Ricordate il cartone di inizio anni 80 “Topomoto e Autogatto”, con le seconde puntualmente schiumanti rabbia (“chicaboom chicaboom”, sbuffavano – o era una delle moto? il tempo passa…) per gli sbeffeggi subiti dalle prime, più snelle e astute? Me le ritrovo proprio adesso, personificate come meglio non si potrebbe in questo outfit che rende ancora più ganze le vicende musicali di San Diego.
Un duo misto – il modo migliore per mettere d’accordo i sessi sull’appeal e la matrice della musica – in cui trovano posto Emily Joyce, voce e batteria, e Rafter Roberts, voce e chitarra, finalmente “dentro” un progetto anziché esserne produttore o ingegnere. Più un bel po’ della Southern California musicale, più (Castanets) o meno (Black Heart Procession, Pinback, Rocket From The Crypt) habituè della “gattina asmatica”. E aldilà della carta d’identità così come sfoggiata nel titolo, è il sound pimpante dei Bunky a raffigurare con precisione una scorribanda in moto, piena di curve, sgommate, frenate brusche e ripartenze.
Per soli 10 brani e 36 minuti tanto vale scorrerla tutta, la tracklist (evidentemente ne vale anche la pena, ma giudicate voi): ‘Baba’ è il classico opener al fulmicotone, di quelli che spalancano le orecchie per il singolo che segue subito dopo. E puntuale eccolo – almeno idealmente, è quello che si presta meglio al ruolo –, ‘Yes/No’, ovvero i Pixies con una tromba blues (forse la vera chiave di volta per mettere i Bunky da una parte, tutto il resto dall’altra – ma ne riparliamo) in line-up. ‘Funny Like the Moon’ sembra concedere un attimo di respiro, ma l’illusione è breve: lusinga sexy in apertura, schiaffo punk-rock dopo (con title-refrain), lusinga, schiaffo. ‘Mi Ami’ dei CCCP, come struttura, per intendersi. Laddove ‘Gotta Pee’ è il lollipop punk che la K Records ha smesso di fare dai tempi di C.O.C.O. e All Girl Summer Fun Band (mai comunque su questi livelli).
Una moto pop-punk, quindi, che in quanto mezzo di trasporto offre possibilità di spostamento in altri territori, quasi dei raid in terra altrui per apprendere qualcosa, anche se sempre con l’aria indisponente del monello che scimmiotta nel ripetere l’esempio del docente. ‘Boy/Girl’, quindi, una “finta” alla Blonde Redhead con Emily che svocalizza come Kazu, solo molto più solare e, ovviamente, ironica, mentre ‘Chuy’ è l’indie-rock con chitarre “crunchy” di mezza America.
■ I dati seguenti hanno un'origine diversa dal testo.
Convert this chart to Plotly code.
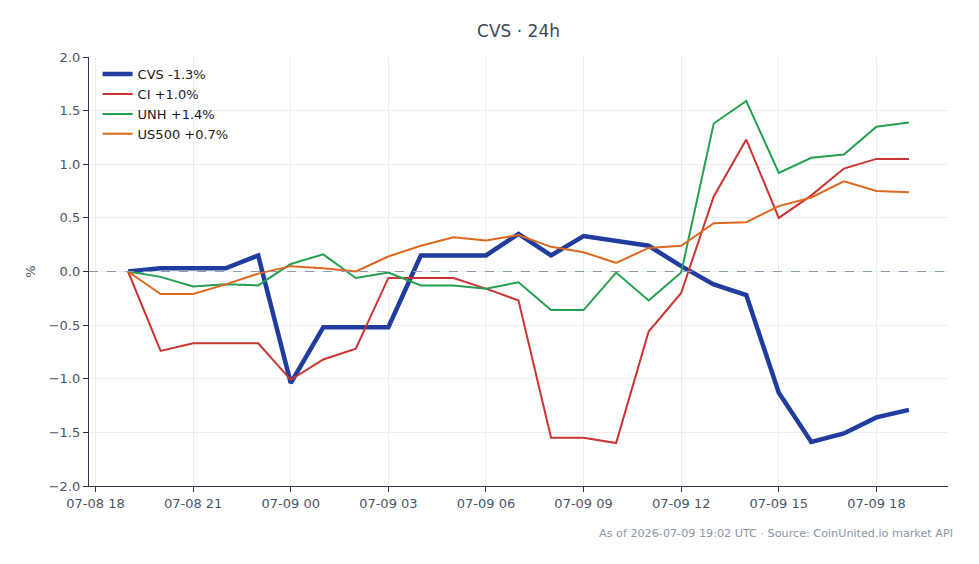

Rieccole le trombe, stavolta sottili e suadenti, in ‘Cute Not Beautiful’ – carezza, stavolta sì, seria, ma con finale arrembante – e ‘Glass of Water’, ovvero l’indie-rock ai tempi del vaudeville, palcoscenico richiamato anche dagli applausi che cuciono i due brani; e ancora, tinte di tiepida e quasi compiaciuta malinconia, in ‘Heartbunk’, fino a sfumare nel conclusivo crepuscolo di ‘Lipstick Life’, ovvero gli Stereolab più lounge con un po’ di chitarrina alla Guv’ner in un soft-movie di inizio anni 70. Se tutto questo non vi garba, non cambiate gruppo. Cambiate passione.